It’s true that of the wealth we create on a daily basis the top 5% get a disproportionally large amount. It’s true that these exceedingly rich people are only getting richer, and it’s also true that the gap between them and the bottom 5% is rising. But that doesn’t mean that anyone is falling- no one is getting poorer. The “rich” simply get richer faster than the “poor” get richer.
The increases in wealth from the richest in society are ultimately to the benefit of all of society’s members. We know from experience that the ultra-rich are exceedingly charitable, and in this way wealth trickles down from the top to the bottom. Furthermore, for the most part, the very reason these people become wealthier is because they provide products that are superior and cheaper to what previously existed, which results in an improved quality of life for people of all income levels.
You say you’d like me to be the judge regarding your data? How about I explain what it actually means:
Nothing.
You’re looking at percentages of jobs acquired by the population, which takes into account more factors than you or I have time to discuss. You’ve shown a correlation- that over time the percentage of jobs held which are “good” decreases- but haven’t the slightest ounce of evidence to prove that anything in particular caused that change. Therefore, you can’t even verify it’s an undesirable thing to occur.

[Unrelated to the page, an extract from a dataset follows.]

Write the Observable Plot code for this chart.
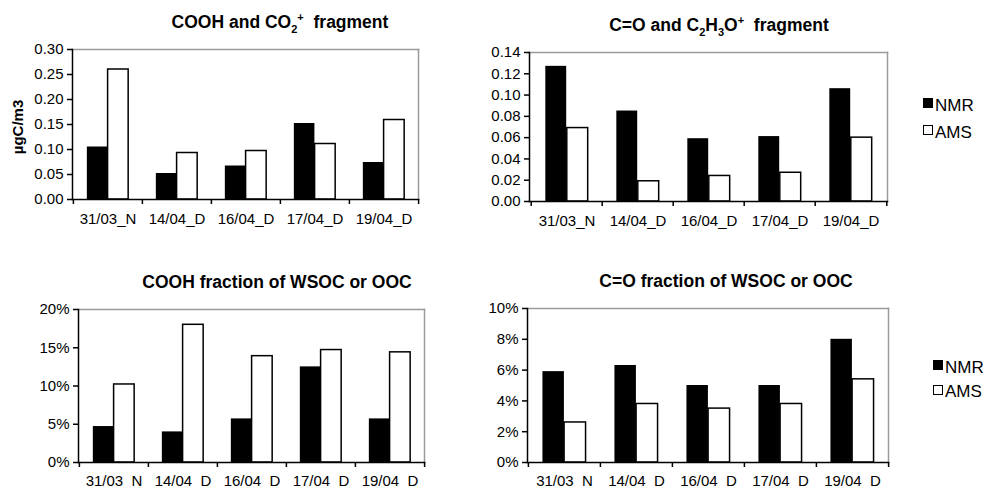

Consider for example that between the time periods of 1980 and 2010 far more young people have chosen to apply for college instead of going directly to a line of work. The jobs people apply for in college are going to be part-time, and therefore less likely to be “good.” College students will likely retain these “bad” jobs for a long portion of their college career, whereas people who enter the workforce immediately would find a “good” job more quickly.
I’m not saying I can verify that college explains the statistics you’ve presented, but it is reasonable to assume that it contributes, even though the increase in education has been beneficial for society in numerous ways (and detrimental only in that it’s been producing more liberals.).
In response to your criticism of Romney’s tax plan, I will take a jab at the “highly reputable” Tax Policy Center. Romney has never proposed raising taxes for anyone, and a closer look reveals: “The study, filling in the gaps, assumed that he would have to eliminate various tax breaks like mortgage-interest deductions that would result in a net tax increase for 95 percent of taxpayers.”
It’s not what Romney *is* going to do- it’s what the “non-partisan” Tax Policy Center *assumes* he *must* do in order for his plan to “work out revenue-neutral.” I would argue that they underestimate the effects of the Laffer Curve in their assumption- tax revenues would rise through tax cuts due to an increase in economic growth- and seeing as it’s impossible to determine exactly how it would come into effect, the study’s ability to throw out exact numbers like “a raise of $546″ is as wrong as it is utterly absurd.
I’m not contesting your sources (for the most part), but your interpretation is irreparably misconstrued.
The Wall Street Journal printed an editorial today that tracks your reasoning pretty closely, Jacob. Here's a link:
ReplyDeletehttp://online.wsj.com/article/SB10000872396390443792604577574910276629448.html
Good stuff, keep it up!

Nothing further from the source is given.